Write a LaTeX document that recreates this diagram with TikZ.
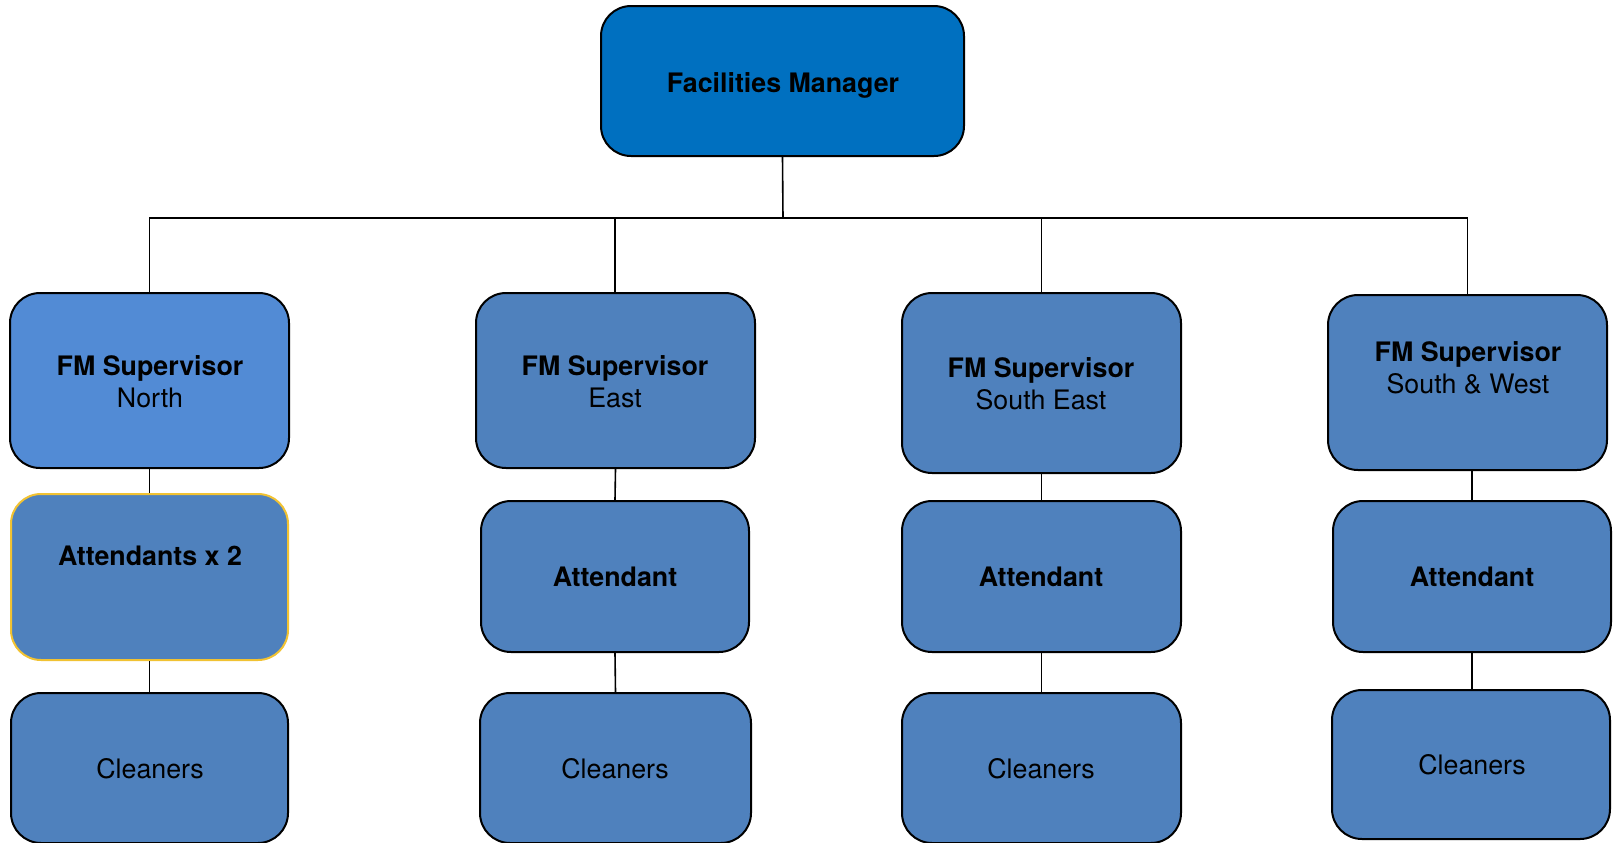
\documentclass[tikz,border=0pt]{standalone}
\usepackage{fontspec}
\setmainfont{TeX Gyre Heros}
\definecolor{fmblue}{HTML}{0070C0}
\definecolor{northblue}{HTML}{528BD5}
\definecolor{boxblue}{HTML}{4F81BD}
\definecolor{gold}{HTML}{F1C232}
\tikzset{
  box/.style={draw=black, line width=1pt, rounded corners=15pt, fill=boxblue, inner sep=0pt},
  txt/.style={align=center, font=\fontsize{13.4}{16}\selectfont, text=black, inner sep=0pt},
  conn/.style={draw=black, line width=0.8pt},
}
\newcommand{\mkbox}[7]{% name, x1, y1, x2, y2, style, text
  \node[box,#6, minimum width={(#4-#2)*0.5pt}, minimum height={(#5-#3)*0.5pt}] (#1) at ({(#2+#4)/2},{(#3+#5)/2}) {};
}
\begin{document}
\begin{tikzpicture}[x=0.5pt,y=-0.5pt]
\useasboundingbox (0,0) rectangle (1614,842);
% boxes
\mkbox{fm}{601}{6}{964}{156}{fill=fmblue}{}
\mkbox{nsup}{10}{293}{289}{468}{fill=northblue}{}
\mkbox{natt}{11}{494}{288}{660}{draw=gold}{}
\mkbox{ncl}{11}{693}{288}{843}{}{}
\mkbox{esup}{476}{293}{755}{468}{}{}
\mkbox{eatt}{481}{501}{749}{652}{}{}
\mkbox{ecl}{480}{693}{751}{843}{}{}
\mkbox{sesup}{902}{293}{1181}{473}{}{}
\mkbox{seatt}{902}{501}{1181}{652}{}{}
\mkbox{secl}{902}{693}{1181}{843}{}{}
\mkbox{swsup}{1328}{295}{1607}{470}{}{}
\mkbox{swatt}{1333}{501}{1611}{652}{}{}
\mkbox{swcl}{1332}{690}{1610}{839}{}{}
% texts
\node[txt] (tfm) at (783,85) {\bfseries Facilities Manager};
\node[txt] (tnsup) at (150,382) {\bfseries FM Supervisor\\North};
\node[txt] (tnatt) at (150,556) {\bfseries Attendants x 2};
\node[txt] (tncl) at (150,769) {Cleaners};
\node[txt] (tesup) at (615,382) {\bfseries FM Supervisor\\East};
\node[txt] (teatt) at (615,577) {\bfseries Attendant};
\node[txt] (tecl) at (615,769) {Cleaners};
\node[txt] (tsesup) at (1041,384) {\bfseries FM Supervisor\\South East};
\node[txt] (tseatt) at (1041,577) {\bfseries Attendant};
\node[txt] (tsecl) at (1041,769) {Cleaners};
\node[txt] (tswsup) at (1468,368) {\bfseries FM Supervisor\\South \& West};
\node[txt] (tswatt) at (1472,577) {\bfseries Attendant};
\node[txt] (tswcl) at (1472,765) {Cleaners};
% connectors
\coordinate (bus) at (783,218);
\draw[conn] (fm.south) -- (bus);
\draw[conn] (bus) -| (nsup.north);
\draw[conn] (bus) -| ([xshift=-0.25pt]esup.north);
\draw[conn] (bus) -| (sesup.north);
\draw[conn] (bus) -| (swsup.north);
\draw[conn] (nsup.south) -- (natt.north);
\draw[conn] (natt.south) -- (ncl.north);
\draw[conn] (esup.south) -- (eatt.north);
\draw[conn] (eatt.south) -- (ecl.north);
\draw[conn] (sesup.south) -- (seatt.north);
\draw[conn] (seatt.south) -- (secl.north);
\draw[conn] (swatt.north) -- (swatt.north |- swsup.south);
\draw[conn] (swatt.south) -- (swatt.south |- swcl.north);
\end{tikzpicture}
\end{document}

§ Written exercise: Leave every image out, and retype the material exactly.

§ Exercise answer:
Write a LaTeX document that recreates this diagram with TikZ.
\documentclass[tikz,border=0pt]{standalone}
\usepackage{fontspec}
\setmainfont{TeX Gyre Heros}
\definecolor{fmblue}{HTML}{0070C0}
\definecolor{northblue}{HTML}{528BD5}
\definecolor{boxblue}{HTML}{4F81BD}
\definecolor{gold}{HTML}{F1C232}
\tikzset{
  box/.style={draw=black, line width=1pt, rounded corners=15pt, fill=boxblue, inner sep=0pt},
  txt/.style={align=center, font=\fontsize{13.4}{16}\selectfont, text=black, inner sep=0pt},
  conn/.style={draw=black, line width=0.8pt},
}
\newcommand{\mkbox}[7]{% name, x1, y1, x2, y2, style, text
  \node[box,#6, minimum width={(#4-#2)*0.5pt}, minimum height={(#5-#3)*0.5pt}] (#1) at ({(#2+#4)/2},{(#3+#5)/2}) {};
}
\begin{document}
\begin{tikzpicture}[x=0.5pt,y=-0.5pt]
\useasboundingbox (0,0) rectangle (1614,842);
% boxes
\mkbox{fm}{601}{6}{964}{156}{fill=fmblue}{}
\mkbox{nsup}{10}{293}{289}{468}{fill=northblue}{}
\mkbox{natt}{11}{494}{288}{660}{draw=gold}{}
\mkbox{ncl}{11}{693}{288}{843}{}{}
\mkbox{esup}{476}{293}{755}{468}{}{}
\mkbox{eatt}{481}{501}{749}{652}{}{}
\mkbox{ecl}{480}{693}{751}{843}{}{}
\mkbox{sesup}{902}{293}{1181}{473}{}{}
\mkbox{seatt}{902}{501}{1181}{652}{}{}
\mkbox{secl}{902}{693}{1181}{843}{}{}
\mkbox{swsup}{1328}{295}{1607}{470}{}{}
\mkbox{swatt}{1333}{501}{1611}{652}{}{}
\mkbox{swcl}{1332}{690}{1610}{839}{}{}
% texts
\node[txt] (tfm) at (783,85) {\bfseries Facilities Manager};
\node[txt] (tnsup) at (150,382) {\bfseries FM Supervisor\\North};
\node[txt] (tnatt) at (150,556) {\bfseries Attendants x 2};
\node[txt] (tncl) at (150,769) {Cleaners};
\node[txt] (tesup) at (615,382) {\bfseries FM Supervisor\\East};
\node[txt] (teatt) at (615,577) {\bfseries Attendant};
\node[txt] (tecl) at (615,769) {Cleaners};
\node[txt] (tsesup) at (1041,384) {\bfseries FM Supervisor\\South East};
\node[txt] (tseatt) at (1041,577) {\bfseries Attendant};
\node[txt] (tsecl) at (1041,769) {Cleaners};
\node[txt] (tswsup) at (1468,368) {\bfseries FM Supervisor\\South \& West};
\node[txt] (tswatt) at (1472,577) {\bfseries Attendant};
\node[txt] (tswcl) at (1472,765) {Cleaners};
% connectors
\coordinate (bus) at (783,218);
\draw[conn] (fm.south) -- (bus);
\draw[conn] (bus) -| (nsup.north);
\draw[conn] (bus) -| ([xshift=-0.25pt]esup.north);
\draw[conn] (bus) -| (sesup.north);
\draw[conn] (bus) -| (swsup.north);
\draw[conn] (nsup.south) -- (natt.north);
\draw[conn] (natt.south) -- (ncl.north);
\draw[conn] (esup.south) -- (eatt.north);
\draw[conn] (eatt.south) -- (ecl.north);
\draw[conn] (sesup.south) -- (seatt.north);
\draw[conn] (seatt.south) -- (secl.north);
\draw[conn] (swatt.north) -- (swatt.north |- swsup.south);
\draw[conn] (swatt.south) -- (swatt.south |- swcl.north);
\end{tikzpicture}
\end{document}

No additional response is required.